* [What to do] Retype only what runs from the first line of the listing to the line holding "from matplotlib.ticker import FixedLocator", both included. Do not retype the pictures.

* [Supplied records]
((

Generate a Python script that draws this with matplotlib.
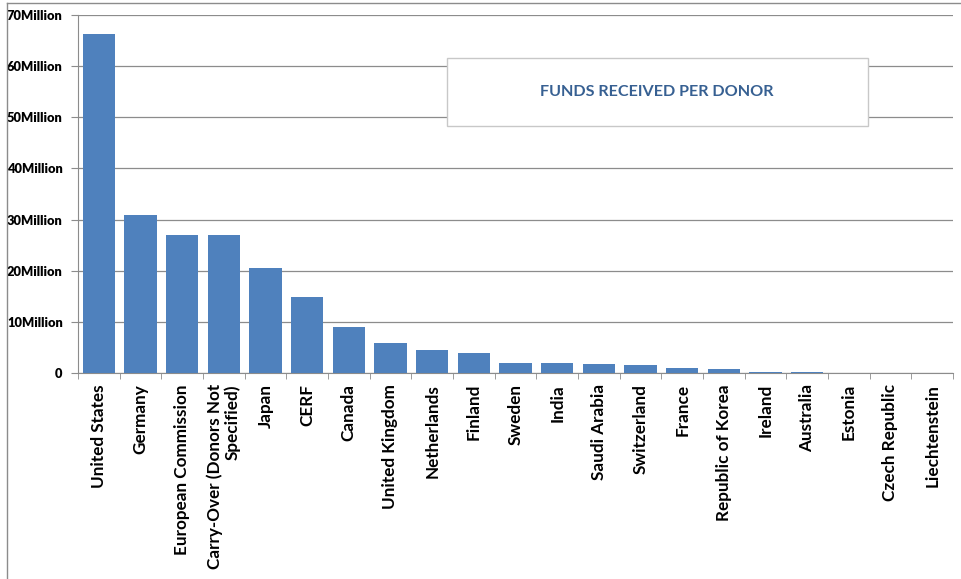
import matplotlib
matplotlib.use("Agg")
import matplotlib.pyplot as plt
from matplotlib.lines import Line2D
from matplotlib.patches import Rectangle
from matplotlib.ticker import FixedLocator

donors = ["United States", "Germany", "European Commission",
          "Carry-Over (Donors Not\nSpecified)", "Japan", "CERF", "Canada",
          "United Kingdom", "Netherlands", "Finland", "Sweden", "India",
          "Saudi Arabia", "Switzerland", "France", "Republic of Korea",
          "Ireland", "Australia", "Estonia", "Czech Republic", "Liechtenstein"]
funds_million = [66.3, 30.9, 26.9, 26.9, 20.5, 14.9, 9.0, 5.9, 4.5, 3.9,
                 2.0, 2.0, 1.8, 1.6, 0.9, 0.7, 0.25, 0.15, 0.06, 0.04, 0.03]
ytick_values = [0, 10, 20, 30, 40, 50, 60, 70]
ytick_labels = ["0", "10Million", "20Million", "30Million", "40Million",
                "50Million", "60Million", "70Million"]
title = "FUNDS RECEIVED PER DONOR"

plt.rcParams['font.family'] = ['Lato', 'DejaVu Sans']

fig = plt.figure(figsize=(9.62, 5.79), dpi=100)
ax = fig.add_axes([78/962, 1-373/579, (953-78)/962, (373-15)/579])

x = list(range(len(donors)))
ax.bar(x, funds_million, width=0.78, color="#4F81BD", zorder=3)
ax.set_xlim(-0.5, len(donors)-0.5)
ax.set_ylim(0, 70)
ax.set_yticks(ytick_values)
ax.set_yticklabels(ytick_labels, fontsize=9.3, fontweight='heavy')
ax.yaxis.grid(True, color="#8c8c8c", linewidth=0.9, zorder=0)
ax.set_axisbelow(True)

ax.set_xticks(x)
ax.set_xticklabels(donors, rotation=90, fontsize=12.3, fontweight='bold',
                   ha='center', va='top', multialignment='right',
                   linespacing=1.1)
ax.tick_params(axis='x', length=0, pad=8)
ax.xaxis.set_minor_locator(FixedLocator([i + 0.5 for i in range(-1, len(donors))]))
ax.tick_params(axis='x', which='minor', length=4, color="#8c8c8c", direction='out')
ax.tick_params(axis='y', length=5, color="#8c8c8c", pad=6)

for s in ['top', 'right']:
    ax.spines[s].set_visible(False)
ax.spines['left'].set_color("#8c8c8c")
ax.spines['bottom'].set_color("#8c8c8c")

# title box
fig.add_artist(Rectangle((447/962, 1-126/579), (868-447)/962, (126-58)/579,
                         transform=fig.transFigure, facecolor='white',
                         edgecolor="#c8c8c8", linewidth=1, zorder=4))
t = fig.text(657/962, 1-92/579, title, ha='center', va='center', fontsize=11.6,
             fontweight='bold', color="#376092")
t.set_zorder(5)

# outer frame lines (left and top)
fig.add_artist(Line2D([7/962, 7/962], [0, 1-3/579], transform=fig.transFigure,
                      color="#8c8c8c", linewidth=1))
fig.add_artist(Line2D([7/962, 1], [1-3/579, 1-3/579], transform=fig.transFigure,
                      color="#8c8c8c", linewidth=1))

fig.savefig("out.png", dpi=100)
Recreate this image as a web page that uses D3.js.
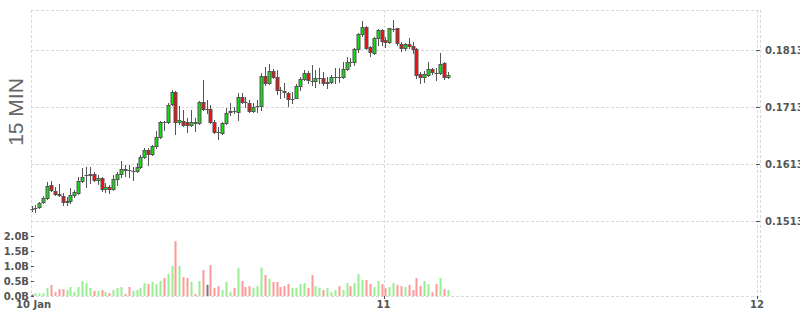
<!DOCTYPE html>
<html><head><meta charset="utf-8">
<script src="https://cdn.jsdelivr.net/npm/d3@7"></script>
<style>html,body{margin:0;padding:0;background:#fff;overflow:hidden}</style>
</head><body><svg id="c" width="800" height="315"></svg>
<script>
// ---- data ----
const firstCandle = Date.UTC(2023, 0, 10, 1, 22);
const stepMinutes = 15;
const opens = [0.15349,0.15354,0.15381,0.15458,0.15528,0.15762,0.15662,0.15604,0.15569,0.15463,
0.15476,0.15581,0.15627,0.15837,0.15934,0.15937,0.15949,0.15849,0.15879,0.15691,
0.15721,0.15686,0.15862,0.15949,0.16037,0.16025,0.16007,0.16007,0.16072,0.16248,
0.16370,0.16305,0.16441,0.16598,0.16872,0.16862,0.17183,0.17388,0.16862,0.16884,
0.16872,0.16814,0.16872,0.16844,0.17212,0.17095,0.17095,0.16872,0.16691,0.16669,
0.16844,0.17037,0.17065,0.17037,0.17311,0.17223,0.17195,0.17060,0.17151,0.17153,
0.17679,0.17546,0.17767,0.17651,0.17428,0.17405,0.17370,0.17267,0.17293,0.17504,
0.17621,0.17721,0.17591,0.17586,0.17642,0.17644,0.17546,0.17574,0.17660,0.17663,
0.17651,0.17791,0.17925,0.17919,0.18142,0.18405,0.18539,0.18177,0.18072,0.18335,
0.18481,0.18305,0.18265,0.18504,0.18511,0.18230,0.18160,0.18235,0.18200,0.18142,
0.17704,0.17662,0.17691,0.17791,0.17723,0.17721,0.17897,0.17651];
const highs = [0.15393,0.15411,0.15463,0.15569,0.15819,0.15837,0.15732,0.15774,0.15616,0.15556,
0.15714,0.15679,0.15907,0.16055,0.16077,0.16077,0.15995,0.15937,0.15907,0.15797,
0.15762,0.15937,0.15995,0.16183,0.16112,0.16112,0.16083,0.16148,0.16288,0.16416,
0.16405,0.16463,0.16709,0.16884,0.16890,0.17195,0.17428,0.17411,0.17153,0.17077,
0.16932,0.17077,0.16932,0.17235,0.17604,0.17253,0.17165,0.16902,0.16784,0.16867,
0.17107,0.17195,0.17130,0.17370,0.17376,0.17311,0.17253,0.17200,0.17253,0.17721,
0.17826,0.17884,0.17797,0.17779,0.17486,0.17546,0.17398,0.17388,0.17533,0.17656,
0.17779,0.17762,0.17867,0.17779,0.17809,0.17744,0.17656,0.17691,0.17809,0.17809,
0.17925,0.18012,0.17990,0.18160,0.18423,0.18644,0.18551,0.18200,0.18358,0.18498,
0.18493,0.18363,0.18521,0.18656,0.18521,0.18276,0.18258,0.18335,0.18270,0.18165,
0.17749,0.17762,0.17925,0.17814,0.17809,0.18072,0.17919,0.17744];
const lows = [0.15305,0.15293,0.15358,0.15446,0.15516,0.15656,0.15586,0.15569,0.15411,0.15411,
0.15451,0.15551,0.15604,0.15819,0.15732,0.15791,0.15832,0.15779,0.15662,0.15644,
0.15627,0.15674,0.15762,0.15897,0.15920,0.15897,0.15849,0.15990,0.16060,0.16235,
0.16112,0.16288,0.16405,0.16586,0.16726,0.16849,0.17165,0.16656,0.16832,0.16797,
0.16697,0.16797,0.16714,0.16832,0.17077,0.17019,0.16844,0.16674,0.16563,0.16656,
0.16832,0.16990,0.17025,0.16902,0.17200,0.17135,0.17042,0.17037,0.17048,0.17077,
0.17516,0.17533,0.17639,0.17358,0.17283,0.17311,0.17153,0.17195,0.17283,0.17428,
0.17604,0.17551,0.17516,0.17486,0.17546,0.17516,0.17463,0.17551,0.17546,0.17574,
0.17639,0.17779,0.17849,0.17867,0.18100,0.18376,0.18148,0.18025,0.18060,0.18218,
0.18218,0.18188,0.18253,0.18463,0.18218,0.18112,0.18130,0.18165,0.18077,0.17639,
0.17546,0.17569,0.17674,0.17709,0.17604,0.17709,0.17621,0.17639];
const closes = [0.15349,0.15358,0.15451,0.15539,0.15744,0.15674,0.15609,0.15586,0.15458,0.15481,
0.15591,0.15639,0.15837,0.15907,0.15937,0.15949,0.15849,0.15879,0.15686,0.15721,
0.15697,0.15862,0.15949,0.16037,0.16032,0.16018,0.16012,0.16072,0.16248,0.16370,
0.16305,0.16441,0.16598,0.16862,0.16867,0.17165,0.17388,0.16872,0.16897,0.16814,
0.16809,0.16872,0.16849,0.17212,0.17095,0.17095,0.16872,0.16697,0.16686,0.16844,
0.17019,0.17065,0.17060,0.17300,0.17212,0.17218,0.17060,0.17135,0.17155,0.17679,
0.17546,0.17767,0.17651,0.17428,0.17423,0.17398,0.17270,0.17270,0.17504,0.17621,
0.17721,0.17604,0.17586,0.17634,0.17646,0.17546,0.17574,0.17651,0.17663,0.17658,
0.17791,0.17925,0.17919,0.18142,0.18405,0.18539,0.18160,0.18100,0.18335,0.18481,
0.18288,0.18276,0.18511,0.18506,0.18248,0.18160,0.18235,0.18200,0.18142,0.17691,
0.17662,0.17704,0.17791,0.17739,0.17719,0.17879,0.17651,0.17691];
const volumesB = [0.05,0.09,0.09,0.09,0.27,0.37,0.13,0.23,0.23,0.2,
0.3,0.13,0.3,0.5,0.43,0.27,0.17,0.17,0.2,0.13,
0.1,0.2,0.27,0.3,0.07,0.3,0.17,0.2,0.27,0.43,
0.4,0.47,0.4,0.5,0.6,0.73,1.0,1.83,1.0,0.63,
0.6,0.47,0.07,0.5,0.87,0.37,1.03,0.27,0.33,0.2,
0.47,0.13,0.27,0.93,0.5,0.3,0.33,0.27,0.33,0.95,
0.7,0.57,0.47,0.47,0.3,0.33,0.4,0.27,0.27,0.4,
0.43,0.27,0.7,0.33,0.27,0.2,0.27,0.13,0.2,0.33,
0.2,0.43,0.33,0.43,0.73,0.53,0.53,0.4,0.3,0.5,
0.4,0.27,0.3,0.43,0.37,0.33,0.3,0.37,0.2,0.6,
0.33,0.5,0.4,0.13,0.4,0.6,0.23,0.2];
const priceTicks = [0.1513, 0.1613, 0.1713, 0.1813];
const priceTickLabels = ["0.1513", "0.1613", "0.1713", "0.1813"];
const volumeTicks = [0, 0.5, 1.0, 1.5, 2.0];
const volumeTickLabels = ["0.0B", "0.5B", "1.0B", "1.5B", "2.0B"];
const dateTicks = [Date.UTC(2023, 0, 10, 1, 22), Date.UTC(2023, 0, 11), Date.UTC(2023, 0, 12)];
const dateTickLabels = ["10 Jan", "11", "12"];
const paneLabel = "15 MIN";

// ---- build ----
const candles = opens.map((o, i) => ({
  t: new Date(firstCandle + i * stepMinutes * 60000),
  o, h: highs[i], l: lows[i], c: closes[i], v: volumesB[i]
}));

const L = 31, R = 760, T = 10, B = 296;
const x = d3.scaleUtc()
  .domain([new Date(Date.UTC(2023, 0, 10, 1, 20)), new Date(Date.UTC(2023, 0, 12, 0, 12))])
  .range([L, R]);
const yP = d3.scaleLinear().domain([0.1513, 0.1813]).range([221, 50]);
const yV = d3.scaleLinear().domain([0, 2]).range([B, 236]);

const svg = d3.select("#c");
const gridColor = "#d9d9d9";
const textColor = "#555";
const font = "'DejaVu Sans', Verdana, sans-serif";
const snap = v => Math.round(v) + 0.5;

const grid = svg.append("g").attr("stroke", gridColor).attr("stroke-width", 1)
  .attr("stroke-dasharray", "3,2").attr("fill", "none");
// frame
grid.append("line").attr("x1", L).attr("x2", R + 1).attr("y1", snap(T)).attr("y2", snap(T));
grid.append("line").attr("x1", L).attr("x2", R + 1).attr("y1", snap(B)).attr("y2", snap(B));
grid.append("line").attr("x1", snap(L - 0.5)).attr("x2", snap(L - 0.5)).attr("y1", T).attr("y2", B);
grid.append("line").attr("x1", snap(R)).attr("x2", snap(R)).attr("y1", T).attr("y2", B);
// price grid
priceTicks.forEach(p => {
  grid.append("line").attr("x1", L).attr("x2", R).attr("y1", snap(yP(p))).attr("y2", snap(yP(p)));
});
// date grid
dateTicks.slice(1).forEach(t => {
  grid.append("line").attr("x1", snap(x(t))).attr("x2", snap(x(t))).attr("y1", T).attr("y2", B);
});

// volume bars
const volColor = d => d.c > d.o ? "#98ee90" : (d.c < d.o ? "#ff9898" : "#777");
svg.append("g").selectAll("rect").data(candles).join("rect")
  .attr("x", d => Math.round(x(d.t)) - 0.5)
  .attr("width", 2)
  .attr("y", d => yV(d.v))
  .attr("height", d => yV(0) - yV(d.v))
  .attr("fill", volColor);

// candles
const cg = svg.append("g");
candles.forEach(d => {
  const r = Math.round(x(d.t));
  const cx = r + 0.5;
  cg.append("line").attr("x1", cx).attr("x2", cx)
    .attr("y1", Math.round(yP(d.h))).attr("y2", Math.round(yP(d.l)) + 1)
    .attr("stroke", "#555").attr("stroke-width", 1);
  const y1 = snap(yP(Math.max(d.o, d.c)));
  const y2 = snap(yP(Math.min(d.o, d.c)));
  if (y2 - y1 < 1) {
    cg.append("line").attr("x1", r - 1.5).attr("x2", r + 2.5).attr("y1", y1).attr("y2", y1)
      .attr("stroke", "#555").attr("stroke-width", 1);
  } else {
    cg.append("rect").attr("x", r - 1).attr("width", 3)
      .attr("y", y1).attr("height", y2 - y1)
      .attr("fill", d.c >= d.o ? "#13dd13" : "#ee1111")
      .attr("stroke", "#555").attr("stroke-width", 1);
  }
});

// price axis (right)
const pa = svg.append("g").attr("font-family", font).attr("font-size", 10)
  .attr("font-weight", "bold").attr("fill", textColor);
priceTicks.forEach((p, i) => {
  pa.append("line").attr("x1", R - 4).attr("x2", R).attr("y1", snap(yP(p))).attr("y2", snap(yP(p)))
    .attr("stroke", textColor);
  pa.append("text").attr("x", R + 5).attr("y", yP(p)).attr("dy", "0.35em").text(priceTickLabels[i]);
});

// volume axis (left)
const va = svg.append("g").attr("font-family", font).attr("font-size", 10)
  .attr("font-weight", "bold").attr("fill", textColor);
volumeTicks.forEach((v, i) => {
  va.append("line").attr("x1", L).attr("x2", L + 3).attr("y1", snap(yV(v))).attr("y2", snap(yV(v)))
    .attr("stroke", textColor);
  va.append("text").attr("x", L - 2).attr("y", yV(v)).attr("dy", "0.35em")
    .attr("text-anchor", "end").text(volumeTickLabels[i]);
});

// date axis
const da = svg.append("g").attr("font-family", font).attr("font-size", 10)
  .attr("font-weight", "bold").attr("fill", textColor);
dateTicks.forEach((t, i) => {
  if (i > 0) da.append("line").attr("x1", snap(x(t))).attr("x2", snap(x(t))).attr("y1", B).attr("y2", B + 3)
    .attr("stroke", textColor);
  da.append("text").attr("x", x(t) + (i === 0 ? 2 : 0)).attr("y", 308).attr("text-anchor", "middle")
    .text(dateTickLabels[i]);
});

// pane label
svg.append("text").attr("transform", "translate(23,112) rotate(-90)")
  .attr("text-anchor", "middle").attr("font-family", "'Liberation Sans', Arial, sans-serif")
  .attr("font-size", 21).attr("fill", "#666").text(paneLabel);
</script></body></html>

))

* [Full output]
Generate a Python script that draws this with matplotlib.
import matplotlib
matplotlib.use("Agg")
import matplotlib.pyplot as plt
from matplotlib.lines import Line2D
from matplotlib.patches import Rectangle
from matplotlib.ticker import FixedLocator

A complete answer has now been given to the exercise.